The exercise: From the first line of the listing below, retype each line up to and including the one with "import plotly.graph_objects as go"; pictures stay out.

— Start —

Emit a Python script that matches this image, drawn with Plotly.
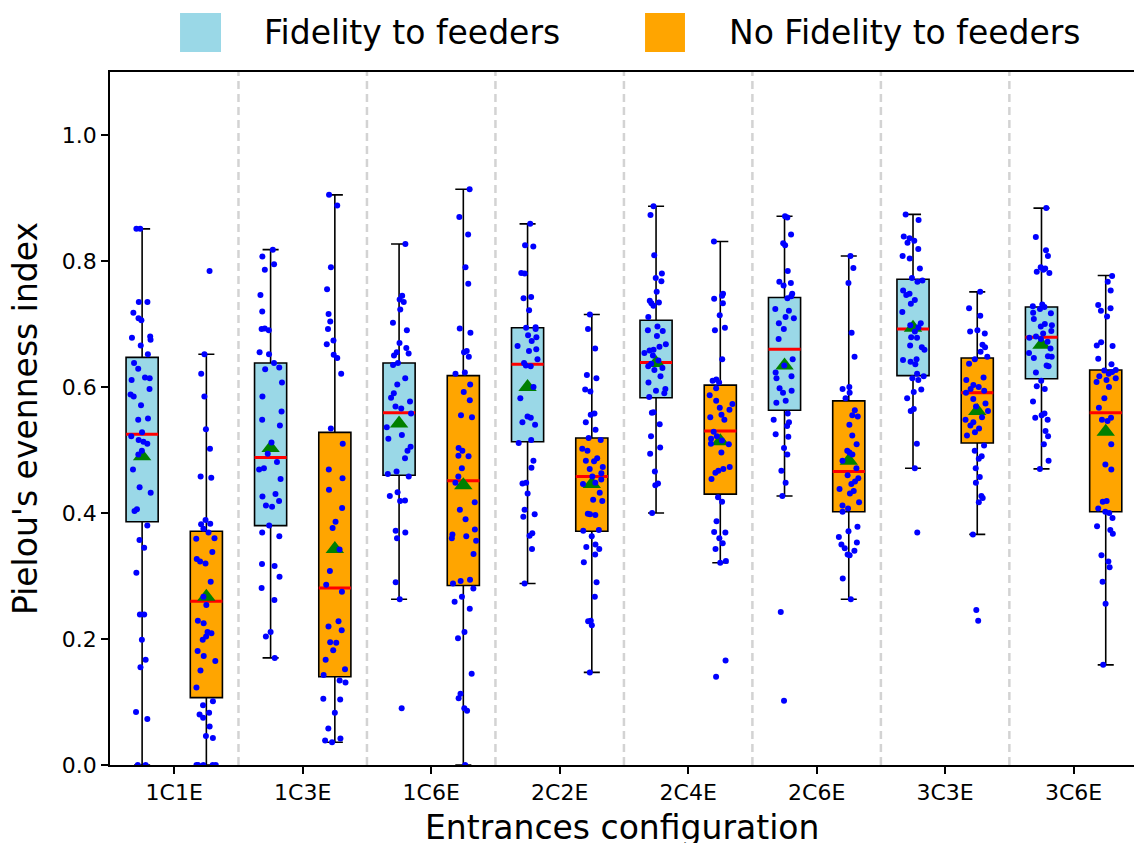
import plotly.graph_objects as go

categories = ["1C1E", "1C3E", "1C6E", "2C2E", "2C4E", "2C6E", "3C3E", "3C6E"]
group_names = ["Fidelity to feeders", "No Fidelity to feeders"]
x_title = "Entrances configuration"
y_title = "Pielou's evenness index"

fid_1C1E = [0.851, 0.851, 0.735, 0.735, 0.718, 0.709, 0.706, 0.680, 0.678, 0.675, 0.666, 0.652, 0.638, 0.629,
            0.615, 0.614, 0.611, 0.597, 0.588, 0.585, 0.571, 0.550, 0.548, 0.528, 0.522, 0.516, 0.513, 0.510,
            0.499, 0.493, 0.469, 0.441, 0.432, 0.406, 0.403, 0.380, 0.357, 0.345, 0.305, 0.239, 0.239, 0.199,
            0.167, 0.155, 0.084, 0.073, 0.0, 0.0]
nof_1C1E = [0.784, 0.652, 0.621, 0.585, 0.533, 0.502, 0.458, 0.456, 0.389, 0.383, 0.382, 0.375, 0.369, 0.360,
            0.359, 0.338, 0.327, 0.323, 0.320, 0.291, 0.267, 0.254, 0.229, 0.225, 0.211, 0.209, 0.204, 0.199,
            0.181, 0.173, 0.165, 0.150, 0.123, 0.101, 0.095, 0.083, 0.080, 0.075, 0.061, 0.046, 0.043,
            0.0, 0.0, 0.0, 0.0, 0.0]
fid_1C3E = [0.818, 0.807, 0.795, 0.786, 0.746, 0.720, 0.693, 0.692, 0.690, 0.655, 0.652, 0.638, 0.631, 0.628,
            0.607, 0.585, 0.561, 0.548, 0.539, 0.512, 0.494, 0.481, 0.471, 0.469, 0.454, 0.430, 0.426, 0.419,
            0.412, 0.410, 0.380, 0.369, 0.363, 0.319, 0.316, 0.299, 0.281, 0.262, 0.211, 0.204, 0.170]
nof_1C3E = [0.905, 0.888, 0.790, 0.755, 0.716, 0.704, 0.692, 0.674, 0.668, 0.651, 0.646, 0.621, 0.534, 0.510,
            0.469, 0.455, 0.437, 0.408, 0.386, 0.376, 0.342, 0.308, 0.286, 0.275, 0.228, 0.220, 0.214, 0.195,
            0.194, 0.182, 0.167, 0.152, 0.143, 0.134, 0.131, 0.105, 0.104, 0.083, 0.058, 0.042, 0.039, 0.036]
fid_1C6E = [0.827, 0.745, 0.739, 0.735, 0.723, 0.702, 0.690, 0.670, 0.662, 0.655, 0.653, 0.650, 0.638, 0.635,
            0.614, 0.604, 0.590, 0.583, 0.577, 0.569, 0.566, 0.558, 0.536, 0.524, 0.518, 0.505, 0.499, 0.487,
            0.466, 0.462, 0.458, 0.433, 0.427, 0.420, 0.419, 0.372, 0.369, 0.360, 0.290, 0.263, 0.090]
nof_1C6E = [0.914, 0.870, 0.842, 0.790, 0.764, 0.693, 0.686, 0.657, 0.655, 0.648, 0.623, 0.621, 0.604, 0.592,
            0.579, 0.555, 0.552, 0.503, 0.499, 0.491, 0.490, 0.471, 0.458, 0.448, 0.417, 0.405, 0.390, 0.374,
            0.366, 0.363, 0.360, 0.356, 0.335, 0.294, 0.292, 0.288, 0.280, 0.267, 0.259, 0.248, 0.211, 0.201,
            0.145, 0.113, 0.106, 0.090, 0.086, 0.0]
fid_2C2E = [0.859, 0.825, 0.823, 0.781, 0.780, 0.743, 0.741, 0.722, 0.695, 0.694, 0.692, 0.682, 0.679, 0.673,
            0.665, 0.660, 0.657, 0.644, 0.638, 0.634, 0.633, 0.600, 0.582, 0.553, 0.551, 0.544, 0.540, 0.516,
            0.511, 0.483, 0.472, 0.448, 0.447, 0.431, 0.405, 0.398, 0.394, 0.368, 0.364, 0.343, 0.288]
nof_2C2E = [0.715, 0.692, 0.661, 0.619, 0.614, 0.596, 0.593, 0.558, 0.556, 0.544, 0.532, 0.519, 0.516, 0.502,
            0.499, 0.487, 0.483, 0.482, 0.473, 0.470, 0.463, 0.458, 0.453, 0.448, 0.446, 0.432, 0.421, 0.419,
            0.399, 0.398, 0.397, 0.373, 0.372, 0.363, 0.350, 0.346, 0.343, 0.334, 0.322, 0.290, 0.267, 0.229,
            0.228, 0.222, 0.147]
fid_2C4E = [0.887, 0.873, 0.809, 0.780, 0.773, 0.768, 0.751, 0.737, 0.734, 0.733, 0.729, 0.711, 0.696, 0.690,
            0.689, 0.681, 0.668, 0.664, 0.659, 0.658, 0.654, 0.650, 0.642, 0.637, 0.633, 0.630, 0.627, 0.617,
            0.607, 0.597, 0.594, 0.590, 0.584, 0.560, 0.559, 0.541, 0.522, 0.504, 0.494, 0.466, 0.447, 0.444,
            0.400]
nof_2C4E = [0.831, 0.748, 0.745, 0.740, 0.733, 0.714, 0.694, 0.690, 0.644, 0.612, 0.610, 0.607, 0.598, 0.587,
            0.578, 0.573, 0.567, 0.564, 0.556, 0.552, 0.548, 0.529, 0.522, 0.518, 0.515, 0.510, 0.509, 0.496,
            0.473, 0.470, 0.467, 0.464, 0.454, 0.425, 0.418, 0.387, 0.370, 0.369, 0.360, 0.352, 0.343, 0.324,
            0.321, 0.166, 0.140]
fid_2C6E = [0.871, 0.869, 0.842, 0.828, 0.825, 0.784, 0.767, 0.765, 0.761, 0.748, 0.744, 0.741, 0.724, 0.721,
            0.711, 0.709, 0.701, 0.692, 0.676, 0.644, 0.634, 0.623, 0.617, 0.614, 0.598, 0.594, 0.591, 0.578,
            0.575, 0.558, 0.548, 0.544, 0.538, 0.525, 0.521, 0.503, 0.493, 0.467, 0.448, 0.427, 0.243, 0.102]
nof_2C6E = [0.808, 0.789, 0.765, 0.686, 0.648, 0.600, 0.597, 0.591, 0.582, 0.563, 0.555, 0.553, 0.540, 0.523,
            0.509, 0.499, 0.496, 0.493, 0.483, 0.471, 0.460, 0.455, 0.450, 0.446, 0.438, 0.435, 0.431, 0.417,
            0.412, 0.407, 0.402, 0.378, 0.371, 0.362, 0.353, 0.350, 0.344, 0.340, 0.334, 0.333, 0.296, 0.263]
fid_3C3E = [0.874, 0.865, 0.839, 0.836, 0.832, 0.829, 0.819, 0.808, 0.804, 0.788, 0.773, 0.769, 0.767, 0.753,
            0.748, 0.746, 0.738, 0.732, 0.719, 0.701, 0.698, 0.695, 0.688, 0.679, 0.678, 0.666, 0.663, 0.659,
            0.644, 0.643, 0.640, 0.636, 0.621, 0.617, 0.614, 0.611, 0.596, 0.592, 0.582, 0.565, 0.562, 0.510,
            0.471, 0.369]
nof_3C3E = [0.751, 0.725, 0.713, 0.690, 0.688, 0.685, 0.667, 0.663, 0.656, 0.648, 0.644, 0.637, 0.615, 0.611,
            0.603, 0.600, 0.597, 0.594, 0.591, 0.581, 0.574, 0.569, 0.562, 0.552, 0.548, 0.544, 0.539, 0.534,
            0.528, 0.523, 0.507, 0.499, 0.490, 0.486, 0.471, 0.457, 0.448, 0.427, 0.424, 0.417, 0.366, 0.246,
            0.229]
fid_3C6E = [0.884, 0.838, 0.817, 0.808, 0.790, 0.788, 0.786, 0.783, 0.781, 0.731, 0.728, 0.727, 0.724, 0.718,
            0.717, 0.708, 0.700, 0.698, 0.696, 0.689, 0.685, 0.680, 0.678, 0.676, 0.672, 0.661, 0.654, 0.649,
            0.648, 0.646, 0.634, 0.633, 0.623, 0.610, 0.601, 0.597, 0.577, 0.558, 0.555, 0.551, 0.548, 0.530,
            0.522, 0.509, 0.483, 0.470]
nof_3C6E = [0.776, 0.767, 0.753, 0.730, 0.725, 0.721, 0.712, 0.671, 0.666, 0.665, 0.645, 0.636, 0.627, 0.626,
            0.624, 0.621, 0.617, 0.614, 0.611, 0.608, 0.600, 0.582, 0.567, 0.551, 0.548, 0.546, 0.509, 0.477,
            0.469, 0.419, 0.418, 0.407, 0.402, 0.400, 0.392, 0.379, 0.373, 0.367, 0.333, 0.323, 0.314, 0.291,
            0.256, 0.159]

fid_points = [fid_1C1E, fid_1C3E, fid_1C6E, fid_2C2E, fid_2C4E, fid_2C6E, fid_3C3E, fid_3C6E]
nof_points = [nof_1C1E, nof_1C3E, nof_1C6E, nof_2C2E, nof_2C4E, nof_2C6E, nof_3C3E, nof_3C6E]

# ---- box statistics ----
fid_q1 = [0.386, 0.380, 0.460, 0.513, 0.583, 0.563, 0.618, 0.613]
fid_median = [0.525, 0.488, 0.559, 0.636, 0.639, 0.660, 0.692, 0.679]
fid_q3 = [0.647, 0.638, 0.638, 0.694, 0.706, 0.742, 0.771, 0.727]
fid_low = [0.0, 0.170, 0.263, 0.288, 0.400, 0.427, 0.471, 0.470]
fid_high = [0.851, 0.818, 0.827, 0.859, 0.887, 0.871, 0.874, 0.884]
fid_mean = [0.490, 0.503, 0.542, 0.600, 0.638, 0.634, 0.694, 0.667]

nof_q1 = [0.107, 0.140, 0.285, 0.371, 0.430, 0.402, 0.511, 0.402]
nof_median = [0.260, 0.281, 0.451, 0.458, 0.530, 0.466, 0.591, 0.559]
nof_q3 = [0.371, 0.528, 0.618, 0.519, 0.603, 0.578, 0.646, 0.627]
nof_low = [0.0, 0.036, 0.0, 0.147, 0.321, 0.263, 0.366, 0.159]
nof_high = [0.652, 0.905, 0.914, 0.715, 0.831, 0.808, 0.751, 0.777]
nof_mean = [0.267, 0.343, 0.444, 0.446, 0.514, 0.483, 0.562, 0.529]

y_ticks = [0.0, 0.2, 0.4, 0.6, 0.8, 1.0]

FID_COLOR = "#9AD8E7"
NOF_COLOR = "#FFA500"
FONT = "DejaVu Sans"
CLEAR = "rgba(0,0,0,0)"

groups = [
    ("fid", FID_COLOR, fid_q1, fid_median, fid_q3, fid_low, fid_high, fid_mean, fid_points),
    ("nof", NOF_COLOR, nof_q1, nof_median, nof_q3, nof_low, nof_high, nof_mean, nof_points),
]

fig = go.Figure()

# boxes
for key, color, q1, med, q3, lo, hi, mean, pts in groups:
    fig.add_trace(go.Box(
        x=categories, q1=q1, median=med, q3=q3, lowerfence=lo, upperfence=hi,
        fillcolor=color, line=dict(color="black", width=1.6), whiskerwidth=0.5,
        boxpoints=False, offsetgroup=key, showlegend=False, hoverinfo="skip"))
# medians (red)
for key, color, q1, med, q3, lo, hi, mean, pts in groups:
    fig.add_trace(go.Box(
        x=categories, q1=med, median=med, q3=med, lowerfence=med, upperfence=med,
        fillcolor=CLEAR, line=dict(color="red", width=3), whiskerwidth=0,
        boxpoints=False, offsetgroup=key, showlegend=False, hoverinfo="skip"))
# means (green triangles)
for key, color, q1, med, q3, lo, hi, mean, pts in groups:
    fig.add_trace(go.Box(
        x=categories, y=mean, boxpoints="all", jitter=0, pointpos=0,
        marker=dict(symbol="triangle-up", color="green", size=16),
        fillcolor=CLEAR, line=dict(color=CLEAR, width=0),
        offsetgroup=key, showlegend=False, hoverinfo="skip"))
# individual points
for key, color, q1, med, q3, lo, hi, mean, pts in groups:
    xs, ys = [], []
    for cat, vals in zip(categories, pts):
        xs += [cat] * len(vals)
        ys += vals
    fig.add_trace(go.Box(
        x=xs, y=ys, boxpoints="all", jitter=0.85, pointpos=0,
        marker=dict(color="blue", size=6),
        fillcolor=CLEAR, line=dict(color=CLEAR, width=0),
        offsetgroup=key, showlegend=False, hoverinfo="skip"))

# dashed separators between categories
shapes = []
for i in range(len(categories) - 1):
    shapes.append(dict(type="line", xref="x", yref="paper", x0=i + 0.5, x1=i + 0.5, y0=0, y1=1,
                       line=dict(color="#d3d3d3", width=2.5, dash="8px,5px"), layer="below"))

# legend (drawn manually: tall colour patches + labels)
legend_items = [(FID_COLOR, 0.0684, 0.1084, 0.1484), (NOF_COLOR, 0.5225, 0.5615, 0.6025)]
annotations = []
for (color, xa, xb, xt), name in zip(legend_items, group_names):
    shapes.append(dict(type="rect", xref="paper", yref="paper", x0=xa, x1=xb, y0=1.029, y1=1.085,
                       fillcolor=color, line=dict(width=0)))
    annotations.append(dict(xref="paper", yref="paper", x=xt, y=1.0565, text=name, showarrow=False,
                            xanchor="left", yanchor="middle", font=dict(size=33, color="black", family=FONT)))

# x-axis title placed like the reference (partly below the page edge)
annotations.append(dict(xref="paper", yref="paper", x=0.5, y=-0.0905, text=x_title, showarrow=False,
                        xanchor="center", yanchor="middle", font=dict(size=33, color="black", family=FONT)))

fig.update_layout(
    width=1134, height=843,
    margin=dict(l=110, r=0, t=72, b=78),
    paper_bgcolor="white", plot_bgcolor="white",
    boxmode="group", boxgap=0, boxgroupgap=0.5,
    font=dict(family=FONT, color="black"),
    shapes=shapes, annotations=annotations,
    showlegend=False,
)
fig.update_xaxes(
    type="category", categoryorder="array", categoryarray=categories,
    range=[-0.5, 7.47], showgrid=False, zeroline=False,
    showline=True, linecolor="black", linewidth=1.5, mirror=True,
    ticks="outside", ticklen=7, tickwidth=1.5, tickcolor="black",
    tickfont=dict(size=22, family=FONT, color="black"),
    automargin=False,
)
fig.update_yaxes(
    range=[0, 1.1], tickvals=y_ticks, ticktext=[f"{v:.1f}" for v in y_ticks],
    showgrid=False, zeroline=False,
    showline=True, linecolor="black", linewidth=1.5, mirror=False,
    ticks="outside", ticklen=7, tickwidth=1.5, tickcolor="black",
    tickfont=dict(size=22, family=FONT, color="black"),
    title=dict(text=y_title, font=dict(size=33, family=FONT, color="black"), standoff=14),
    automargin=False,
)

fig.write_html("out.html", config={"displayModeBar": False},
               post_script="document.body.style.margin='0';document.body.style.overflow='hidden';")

— End —

Output of the exercise:
Emit a Python script that matches this image, drawn with Plotly.
import plotly.graph_objects as go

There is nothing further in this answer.